Dataset extract:

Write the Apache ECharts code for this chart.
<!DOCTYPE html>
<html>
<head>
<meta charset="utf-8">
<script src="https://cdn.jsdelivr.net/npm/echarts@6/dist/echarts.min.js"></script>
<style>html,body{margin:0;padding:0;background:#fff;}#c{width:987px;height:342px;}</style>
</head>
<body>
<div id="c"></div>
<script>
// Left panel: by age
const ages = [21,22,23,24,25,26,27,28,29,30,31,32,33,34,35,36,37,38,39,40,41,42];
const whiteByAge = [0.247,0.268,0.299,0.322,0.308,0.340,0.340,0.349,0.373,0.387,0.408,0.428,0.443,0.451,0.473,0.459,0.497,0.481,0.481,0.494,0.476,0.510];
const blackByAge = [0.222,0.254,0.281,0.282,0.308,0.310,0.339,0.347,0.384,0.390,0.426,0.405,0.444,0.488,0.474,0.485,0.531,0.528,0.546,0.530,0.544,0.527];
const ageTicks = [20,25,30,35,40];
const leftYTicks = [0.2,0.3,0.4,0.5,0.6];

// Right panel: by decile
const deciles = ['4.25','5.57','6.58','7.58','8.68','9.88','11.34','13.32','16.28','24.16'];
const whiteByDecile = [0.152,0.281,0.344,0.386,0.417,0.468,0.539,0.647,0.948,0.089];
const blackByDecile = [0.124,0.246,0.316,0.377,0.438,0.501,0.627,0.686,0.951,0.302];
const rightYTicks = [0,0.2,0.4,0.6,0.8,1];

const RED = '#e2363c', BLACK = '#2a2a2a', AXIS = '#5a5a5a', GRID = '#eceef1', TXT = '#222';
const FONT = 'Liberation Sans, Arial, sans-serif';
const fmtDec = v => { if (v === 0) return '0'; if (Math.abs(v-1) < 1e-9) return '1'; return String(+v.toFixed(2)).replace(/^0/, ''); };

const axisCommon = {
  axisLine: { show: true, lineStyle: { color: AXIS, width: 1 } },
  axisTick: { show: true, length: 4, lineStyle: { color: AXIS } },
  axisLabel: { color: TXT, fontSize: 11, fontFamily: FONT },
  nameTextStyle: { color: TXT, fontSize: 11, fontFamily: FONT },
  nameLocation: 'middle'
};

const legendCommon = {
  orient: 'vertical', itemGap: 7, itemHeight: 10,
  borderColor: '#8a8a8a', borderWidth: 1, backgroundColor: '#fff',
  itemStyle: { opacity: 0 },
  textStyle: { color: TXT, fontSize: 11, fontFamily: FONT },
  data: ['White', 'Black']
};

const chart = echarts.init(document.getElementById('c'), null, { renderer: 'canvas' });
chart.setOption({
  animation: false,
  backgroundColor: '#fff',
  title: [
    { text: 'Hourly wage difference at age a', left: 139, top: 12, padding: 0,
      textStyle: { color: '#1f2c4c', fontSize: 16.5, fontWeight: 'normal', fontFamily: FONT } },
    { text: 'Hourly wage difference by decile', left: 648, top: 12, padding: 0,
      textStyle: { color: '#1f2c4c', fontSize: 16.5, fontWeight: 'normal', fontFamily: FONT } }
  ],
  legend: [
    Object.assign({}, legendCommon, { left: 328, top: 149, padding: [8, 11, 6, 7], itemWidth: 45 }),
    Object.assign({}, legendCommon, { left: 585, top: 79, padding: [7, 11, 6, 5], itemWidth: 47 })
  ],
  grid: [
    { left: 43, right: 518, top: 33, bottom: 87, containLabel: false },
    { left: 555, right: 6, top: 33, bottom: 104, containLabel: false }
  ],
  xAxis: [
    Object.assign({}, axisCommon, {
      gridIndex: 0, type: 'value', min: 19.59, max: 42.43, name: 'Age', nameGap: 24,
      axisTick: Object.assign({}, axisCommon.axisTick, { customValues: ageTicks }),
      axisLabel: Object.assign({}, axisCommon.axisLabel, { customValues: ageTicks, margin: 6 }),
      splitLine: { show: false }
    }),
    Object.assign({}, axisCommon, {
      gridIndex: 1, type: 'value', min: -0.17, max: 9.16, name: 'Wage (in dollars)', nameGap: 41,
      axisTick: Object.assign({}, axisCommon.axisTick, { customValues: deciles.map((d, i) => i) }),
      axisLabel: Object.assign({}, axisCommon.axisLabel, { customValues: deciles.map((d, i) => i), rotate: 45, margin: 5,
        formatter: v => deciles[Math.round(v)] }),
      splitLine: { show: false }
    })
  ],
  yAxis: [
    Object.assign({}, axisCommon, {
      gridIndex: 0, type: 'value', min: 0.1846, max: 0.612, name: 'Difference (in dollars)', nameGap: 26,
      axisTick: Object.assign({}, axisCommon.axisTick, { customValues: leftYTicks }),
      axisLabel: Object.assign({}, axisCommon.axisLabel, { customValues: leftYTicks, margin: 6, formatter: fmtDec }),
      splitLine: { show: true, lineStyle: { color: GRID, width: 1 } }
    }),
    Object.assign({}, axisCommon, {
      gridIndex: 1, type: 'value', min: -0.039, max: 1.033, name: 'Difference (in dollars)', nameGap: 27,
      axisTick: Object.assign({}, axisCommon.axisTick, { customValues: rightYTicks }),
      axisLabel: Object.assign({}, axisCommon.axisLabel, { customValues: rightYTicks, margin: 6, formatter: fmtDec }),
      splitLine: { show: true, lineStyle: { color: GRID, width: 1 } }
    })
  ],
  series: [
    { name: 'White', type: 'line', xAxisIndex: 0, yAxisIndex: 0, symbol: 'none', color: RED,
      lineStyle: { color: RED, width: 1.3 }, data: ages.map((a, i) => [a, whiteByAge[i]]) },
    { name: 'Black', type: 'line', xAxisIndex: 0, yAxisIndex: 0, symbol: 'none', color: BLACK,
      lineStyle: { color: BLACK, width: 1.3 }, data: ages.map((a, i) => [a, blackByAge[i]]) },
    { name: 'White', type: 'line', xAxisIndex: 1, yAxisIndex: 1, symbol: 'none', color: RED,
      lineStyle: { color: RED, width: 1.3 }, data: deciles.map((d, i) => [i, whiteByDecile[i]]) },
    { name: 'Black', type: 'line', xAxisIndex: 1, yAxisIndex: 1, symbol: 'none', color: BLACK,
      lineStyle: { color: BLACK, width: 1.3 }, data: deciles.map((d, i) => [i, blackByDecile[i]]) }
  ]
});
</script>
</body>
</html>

Written task: Everything from the first line of the material through the line containing "const leftYTicks = [0.2,0.3,0.4,0.5,0.6];" is to be printed exactly; lines after that are to be left out.

Exercise solution:
Write the Apache ECharts code for this chart.
<!DOCTYPE html>
<html>
<head>
<meta charset="utf-8">
<script src="https://cdn.jsdelivr.net/npm/echarts@6/dist/echarts.min.js"></script>
<style>html,body{margin:0;padding:0;background:#fff;}#c{width:987px;height:342px;}</style>
</head>
<body>
<div id="c"></div>
<script>
// Left panel: by age
const ages = [21,22,23,24,25,26,27,28,29,30,31,32,33,34,35,36,37,38,39,40,41,42];
const whiteByAge = [0.247,0.268,0.299,0.322,0.308,0.340,0.340,0.349,0.373,0.387,0.408,0.428,0.443,0.451,0.473,0.459,0.497,0.481,0.481,0.494,0.476,0.510];
const blackByAge = [0.222,0.254,0.281,0.282,0.308,0.310,0.339,0.347,0.384,0.390,0.426,0.405,0.444,0.488,0.474,0.485,0.531,0.528,0.546,0.530,0.544,0.527];
const ageTicks = [20,25,30,35,40];
const leftYTicks = [0.2,0.3,0.4,0.5,0.6];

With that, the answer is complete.